An der Neuwirtshausschule ist der 75. Geburtstag gefeiert worden. Im nunmehr sanierten, hellen und freundlichen Dachgeschoss wurde zudem auf ein Jahr Schülerhaus zurückgeblickt.

Neuwirtshaus - Früher, so erzählte Hermann Pfleiderer, sei das Dachgeschoss ein finsterer und unheimlicher Ort gewesen. Keiner hätte sich dort gern hingetraut. Am Donnerstagvormittag freilich kam der erste Vorsitzende der Siedlergemeinschaft sehr gerne an den Ort seiner eigenen Kindheit zurück: Im nunmehr sanierten, hellen und freundlichen Dachgeschoss wurde der 75. Geburtstag der Neuwirtshausschule gefeiert und auf ein Jahr Schülerhaus zurückgeblickt.

 

An Eisen wurde gespart

Im Frühherbst 1939 zogen dunkle Wolken über Europa auf. Am 1. September hatte die Wehrmacht Polen überfallen und damit den Zweiten Weltkrieg vom Zaun gebrochen. Die Kriegsplanungen Adolf Hitlers hatten schon vorher ihre Schatten geworfen. Dem Bau der Neuwirtshausschule war, so ist in alten Dokumenten nachzulesen, nicht zuletzt deshalb zugestimmt worden, da für ihren Bau weniger als zwei Tonnen Eisen, das wichtig für die Rüstung war, gebraucht wurden. Am 17. Oktober 1939 wurde die Lehranstalt nach anderthalbjähriger Bauzeit eingeweiht. Zunächst waren Luftschutz- und Geräteräume für den Keller geplant gewesen. Diese wurden dann aber unter dem Marktplatz gebaut. An einen regulären Schulbetrieb war während des Krieges nicht zu denken, Lehrer wurden zum Wehrdienst eingezogen und die Luftangriffe von Jahr zu Jahr häufiger. Auch nach dem Krieg konnten die Kinder nicht gleich wieder die Schulbank drücken, denn Familien aus besetzten Häusern mussten im Gebäude wohnen. Erst im Oktober 1945 startete der Unterricht wieder. Zunächst mussten die Mädchen und Buben des fünften bis achten Schuljahres die Rosenschule besuchen, 1946 wurde im Lehrmittelzimmer gar ein Polizeiposten eingerichtet. Von 1949 an konnten dann wieder alle Jahrgänge in Neuwirtshaus unterrichtet werden. Durch die Kinder aus dem Flüchtlingslager auf der Schlotwiese stieg die Schülerzahl auf bis zu 380. Allerdings nicht für lange. Nachdem die Zahlen im Laufe der folgenden Jahre immer weiter sanken, wurde 1978 über eine Schließung nachgedacht. So weit kam es nicht: Trotz erbittertem Widerstand aus Stammheim wurde der Schulbezirk um Stammheim-Süd erweitert und so der Bestand der Neuwirtshausschule gesichert.

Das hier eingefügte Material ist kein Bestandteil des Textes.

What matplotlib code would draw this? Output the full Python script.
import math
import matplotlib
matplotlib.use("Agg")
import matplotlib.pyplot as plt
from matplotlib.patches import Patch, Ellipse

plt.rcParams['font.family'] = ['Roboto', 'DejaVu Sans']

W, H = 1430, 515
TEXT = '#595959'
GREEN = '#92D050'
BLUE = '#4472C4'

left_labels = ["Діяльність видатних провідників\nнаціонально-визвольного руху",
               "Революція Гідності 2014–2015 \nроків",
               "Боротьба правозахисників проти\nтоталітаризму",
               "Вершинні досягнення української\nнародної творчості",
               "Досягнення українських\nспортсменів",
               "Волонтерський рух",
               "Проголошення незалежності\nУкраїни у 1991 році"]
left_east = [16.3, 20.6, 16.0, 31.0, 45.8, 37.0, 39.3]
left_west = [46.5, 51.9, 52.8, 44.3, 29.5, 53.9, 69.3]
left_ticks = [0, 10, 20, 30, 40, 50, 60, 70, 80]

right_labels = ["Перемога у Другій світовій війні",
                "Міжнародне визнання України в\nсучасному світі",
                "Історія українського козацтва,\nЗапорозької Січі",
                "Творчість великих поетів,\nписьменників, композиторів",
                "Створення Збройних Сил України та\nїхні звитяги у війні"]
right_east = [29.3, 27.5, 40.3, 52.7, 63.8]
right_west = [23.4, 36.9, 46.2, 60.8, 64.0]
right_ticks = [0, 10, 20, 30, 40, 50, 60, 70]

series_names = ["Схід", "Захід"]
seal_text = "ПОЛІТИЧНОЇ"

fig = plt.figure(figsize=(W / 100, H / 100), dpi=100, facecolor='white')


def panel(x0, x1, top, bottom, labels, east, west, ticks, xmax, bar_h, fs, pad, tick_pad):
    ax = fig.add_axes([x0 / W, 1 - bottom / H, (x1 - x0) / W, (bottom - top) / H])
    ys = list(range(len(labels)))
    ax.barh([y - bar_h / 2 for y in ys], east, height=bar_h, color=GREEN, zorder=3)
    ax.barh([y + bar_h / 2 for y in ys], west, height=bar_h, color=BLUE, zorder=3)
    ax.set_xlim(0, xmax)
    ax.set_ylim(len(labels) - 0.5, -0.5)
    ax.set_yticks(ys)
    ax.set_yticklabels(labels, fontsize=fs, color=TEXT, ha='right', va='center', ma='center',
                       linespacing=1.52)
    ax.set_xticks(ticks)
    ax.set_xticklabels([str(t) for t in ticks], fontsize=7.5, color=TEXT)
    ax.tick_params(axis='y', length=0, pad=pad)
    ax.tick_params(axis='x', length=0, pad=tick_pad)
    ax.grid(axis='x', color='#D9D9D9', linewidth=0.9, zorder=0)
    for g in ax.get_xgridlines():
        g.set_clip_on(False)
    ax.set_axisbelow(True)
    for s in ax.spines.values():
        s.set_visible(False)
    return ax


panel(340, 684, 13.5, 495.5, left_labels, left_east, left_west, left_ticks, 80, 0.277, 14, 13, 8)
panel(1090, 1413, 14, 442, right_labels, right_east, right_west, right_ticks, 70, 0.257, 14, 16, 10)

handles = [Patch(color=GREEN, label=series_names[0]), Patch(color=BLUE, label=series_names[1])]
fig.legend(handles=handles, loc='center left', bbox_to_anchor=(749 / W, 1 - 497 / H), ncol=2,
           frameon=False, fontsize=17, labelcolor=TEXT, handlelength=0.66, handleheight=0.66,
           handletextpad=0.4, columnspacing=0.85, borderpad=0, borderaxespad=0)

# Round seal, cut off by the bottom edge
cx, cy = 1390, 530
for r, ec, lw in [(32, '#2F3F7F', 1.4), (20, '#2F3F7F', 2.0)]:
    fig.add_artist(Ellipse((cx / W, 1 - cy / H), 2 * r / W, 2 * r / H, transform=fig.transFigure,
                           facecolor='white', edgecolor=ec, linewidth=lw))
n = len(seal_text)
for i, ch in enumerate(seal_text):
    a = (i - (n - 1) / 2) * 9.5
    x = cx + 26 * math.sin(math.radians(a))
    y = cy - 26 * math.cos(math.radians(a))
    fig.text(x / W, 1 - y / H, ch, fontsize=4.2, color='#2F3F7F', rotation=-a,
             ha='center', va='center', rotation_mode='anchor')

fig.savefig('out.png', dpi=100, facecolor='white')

Die Klassen sind gut gefüllt

Ein weiterer Meilenstein erfolgte 2011. Das ausgebaute Dachgeschoss, das nun einen Mehrzweckraum und drei Gruppenräume beherbergt, konnte eingeweiht werden. Zwei Jahre später wurde die Ganztagesbetreuung eingeführt, zusammen mit den Kindertagesstätten Borkumstraße und Nobileweg entwickelte sich die Schule zum Bildungshaus. Im Schuljahr 2013/2014 schließlich wurde die Lehranstalt zum Schülerhaus. „Das bedeutet einen deutlichen Mehrwert für die Kinder“, sagte Petra Bergmann-Wahl, Leiterin des Schülerhauses, bei der Jubiläumsfeier.

Bezirksvorsteher Gerhard Hanus betonte, dass sich ein Mensch mit 75 Jahren zur Ruhe setzen könne, eine Schule aber nicht. „Der Standort wird sich in Zukunft weiterentwickeln“, sagte Hanus. Rektor Peter Dietz-Vowinkel jedenfalls kann guten Mutes vorausblicken: Mit momentan 98 Mädchen und Buben sind die Klassen gut gefüllt, Diskussionen um den Standort gibt es schon lange keine mehr.